The New Brunswick Labour Board has removed the last barrier between paramedics, a new union and higher salaries.
On Monday, the board decided the province did not violate any rules by reclassifying paramedics and asserted they should be considered medical-science professionals.
Paramedics have favoured switching from the Canadian Union of Public Employees to the New Brunswick Union, where they stand to see a wage increase.
In late 2019, then-health minister Ted Flemming said paramedics would be classified as medical-science professionals to recognize their jobs were now more complex and specialized. CUPE, which has represented the approximately 800 paramedics, opposed that move.
CUPE argued the province was contravening the Public Service Labour Relations Act by interfering in the administration of the union, among other reasons. On Monday the labour board dismissed the complaint.
Paramedics have been classified as patient service staff since 1970, says the labour board decision, but the nature of their job has changed and become more technical and medical.
Joel Mattatall, the paramedic who chaired a "reclassification committee," says this classification is finally matching paramedics to their job.

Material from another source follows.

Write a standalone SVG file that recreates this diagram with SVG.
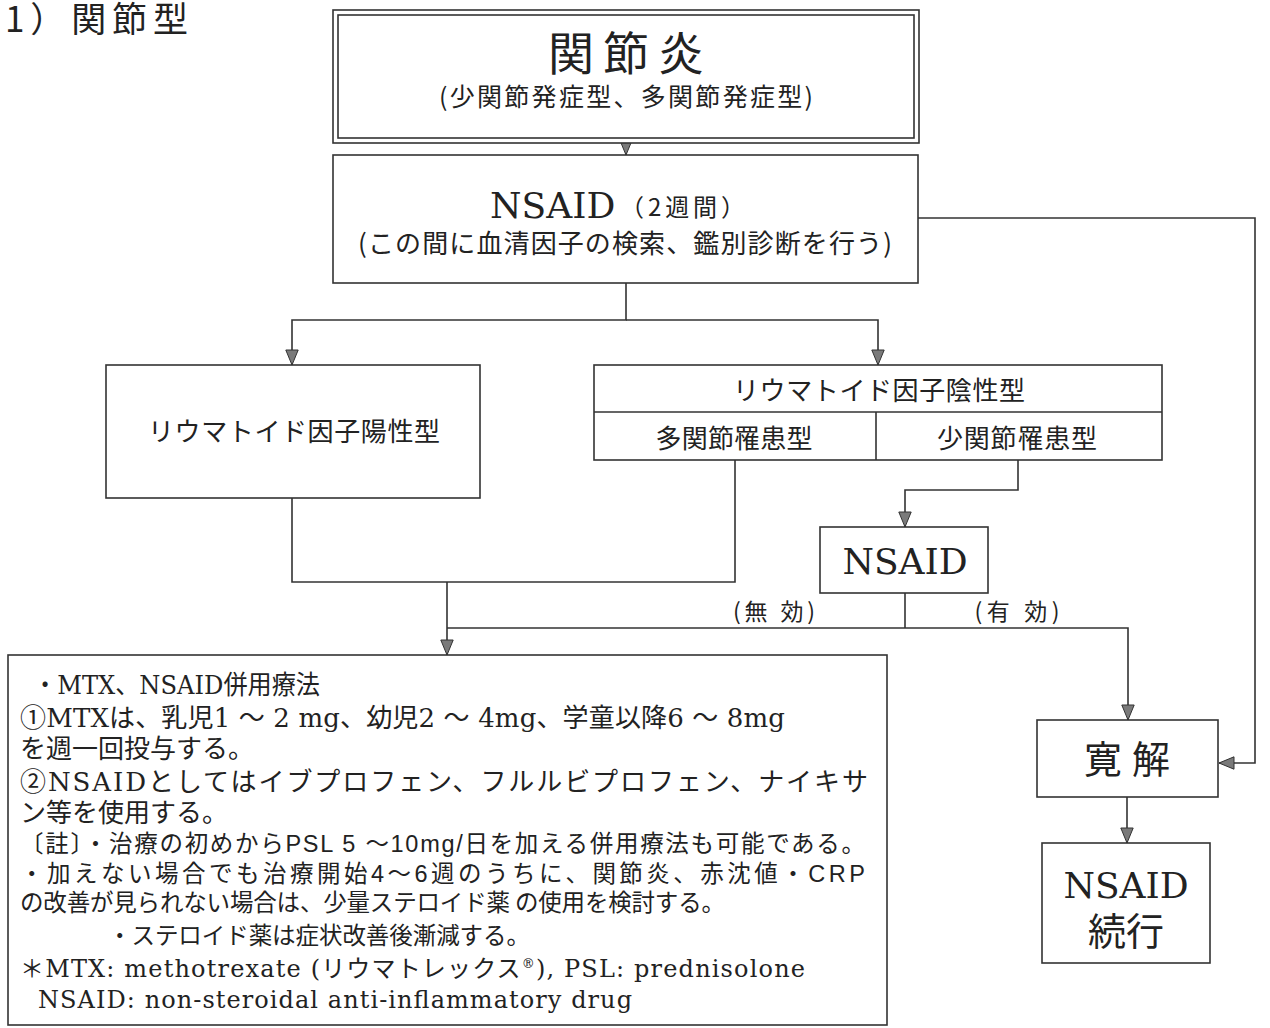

"In 1970s, there was an individual who ... would go in a Ford Bronco or a station wagon, go pick that person up and bring them back to the hospital where the medical professionals work," he said. "Now a modern-day paramedic [is] being the actual medical professional and effectively bringing the emergency room to the patient's living room."
Mattatall said the Treasury Board and the New Brunswick Union have about 15 days to decide which pay band to put paramedics in. He said he's expecting a minimum 7.2 per cent pay increase, as paramedics will be moved into the closest pay band without getting paid less.
The decision to reclassify paramedics was made by Progressive Conservative government in 2019 when it was in a minority government situation and was working alongside the People's Alliance. That year, People's Alliance Leader Kris Austin threatened to start voting against government bills if the health minister didn't move more quickly on the reclassification.
On Monday, Austin applauded the labour board decision.
"This ruling will be a much-needed morale boost to those who work tirelessly to save lives in emergencies across the province," he was quoted as saying in a news release.